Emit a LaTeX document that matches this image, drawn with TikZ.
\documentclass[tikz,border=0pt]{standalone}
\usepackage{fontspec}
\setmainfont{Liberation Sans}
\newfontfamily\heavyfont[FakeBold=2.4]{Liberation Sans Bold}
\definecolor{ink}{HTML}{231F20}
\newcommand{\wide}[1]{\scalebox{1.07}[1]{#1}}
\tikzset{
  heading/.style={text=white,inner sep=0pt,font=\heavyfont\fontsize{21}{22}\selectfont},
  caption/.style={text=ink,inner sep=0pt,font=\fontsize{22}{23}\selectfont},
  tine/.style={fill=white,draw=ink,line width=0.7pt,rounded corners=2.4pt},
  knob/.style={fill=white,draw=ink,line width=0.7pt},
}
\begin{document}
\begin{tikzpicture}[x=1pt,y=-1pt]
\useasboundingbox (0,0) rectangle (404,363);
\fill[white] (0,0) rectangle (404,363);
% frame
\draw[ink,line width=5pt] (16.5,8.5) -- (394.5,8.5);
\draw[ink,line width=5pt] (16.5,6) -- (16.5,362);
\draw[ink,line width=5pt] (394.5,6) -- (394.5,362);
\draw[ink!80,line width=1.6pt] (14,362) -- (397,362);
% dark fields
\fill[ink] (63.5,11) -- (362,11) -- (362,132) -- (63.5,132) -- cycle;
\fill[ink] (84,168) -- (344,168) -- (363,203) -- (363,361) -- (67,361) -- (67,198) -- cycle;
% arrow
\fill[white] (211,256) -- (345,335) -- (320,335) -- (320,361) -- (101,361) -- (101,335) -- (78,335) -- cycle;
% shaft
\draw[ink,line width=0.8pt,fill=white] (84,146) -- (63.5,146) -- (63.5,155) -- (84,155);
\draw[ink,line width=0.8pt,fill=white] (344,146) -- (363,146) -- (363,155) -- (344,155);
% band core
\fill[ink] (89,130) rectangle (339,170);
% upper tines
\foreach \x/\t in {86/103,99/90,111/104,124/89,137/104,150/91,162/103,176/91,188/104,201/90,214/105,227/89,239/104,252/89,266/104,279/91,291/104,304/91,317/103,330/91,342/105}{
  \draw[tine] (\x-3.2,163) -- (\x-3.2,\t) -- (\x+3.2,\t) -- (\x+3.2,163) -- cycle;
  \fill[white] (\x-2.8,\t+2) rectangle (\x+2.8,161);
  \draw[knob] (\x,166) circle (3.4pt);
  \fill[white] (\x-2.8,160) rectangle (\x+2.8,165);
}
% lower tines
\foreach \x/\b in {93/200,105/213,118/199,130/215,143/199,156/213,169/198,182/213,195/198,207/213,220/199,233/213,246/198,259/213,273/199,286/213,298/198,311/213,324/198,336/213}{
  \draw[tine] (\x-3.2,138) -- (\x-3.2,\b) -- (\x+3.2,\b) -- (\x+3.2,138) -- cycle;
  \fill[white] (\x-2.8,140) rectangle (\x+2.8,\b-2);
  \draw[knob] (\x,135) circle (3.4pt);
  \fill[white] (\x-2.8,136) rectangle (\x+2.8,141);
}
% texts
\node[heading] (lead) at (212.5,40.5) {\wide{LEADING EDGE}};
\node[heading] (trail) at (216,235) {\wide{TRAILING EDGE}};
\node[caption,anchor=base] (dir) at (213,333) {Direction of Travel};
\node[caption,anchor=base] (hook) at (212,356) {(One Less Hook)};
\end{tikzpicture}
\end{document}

········

• **WHAT YOU SHOULD DO**:
Extract all of the data exactly as written.

• **FINAL RESULT**:
Emit a LaTeX document that matches this image, drawn with TikZ.
\documentclass[tikz,border=0pt]{standalone}
\usepackage{fontspec}
\setmainfont{Liberation Sans}
\newfontfamily\heavyfont[FakeBold=2.4]{Liberation Sans Bold}
\definecolor{ink}{HTML}{231F20}
\newcommand{\wide}[1]{\scalebox{1.07}[1]{#1}}
\tikzset{
  heading/.style={text=white,inner sep=0pt,font=\heavyfont\fontsize{21}{22}\selectfont},
  caption/.style={text=ink,inner sep=0pt,font=\fontsize{22}{23}\selectfont},
  tine/.style={fill=white,draw=ink,line width=0.7pt,rounded corners=2.4pt},
  knob/.style={fill=white,draw=ink,line width=0.7pt},
}
\begin{document}
\begin{tikzpicture}[x=1pt,y=-1pt]
\useasboundingbox (0,0) rectangle (404,363);
\fill[white] (0,0) rectangle (404,363);
% frame
\draw[ink,line width=5pt] (16.5,8.5) -- (394.5,8.5);
\draw[ink,line width=5pt] (16.5,6) -- (16.5,362);
\draw[ink,line width=5pt] (394.5,6) -- (394.5,362);
\draw[ink!80,line width=1.6pt] (14,362) -- (397,362);
% dark fields
\fill[ink] (63.5,11) -- (362,11) -- (362,132) -- (63.5,132) -- cycle;
\fill[ink] (84,168) -- (344,168) -- (363,203) -- (363,361) -- (67,361) -- (67,198) -- cycle;
% arrow
\fill[white] (211,256) -- (345,335) -- (320,335) -- (320,361) -- (101,361) -- (101,335) -- (78,335) -- cycle;
% shaft
\draw[ink,line width=0.8pt,fill=white] (84,146) -- (63.5,146) -- (63.5,155) -- (84,155);
\draw[ink,line width=0.8pt,fill=white] (344,146) -- (363,146) -- (363,155) -- (344,155);
% band core
\fill[ink] (89,130) rectangle (339,170);
% upper tines
\foreach \x/\t in {86/103,99/90,111/104,124/89,137/104,150/91,162/103,176/91,188/104,201/90,214/105,227/89,239/104,252/89,266/104,279/91,291/104,304/91,317/103,330/91,342/105}{
  \draw[tine] (\x-3.2,163) -- (\x-3.2,\t) -- (\x+3.2,\t) -- (\x+3.2,163) -- cycle;
  \fill[white] (\x-2.8,\t+2) rectangle (\x+2.8,161);
  \draw[knob] (\x,166) circle (3.4pt);
  \fill[white] (\x-2.8,160) rectangle (\x+2.8,165);
}
% lower tines
\foreach \x/\b in {93/200,105/213,118/199,130/215,143/199,156/213,169/198,182/213,195/198,207/213,220/199,233/213,246/198,259/213,273/199,286/213,298/198,311/213,324/198,336/213}{
  \draw[tine] (\x-3.2,138) -- (\x-3.2,\b) -- (\x+3.2,\b) -- (\x+3.2,138) -- cycle;
  \fill[white] (\x-2.8,140) rectangle (\x+2.8,\b-2);
  \draw[knob] (\x,135) circle (3.4pt);
  \fill[white] (\x-2.8,136) rectangle (\x+2.8,141);
}
% texts
\node[heading] (lead) at (212.5,40.5) {\wide{LEADING EDGE}};
\node[heading] (trail) at (216,235) {\wide{TRAILING EDGE}};
\node[caption,anchor=base] (dir) at (213,333) {Direction of Travel};
\node[caption,anchor=base] (hook) at (212,356) {(One Less Hook)};
\end{tikzpicture}
\end{document}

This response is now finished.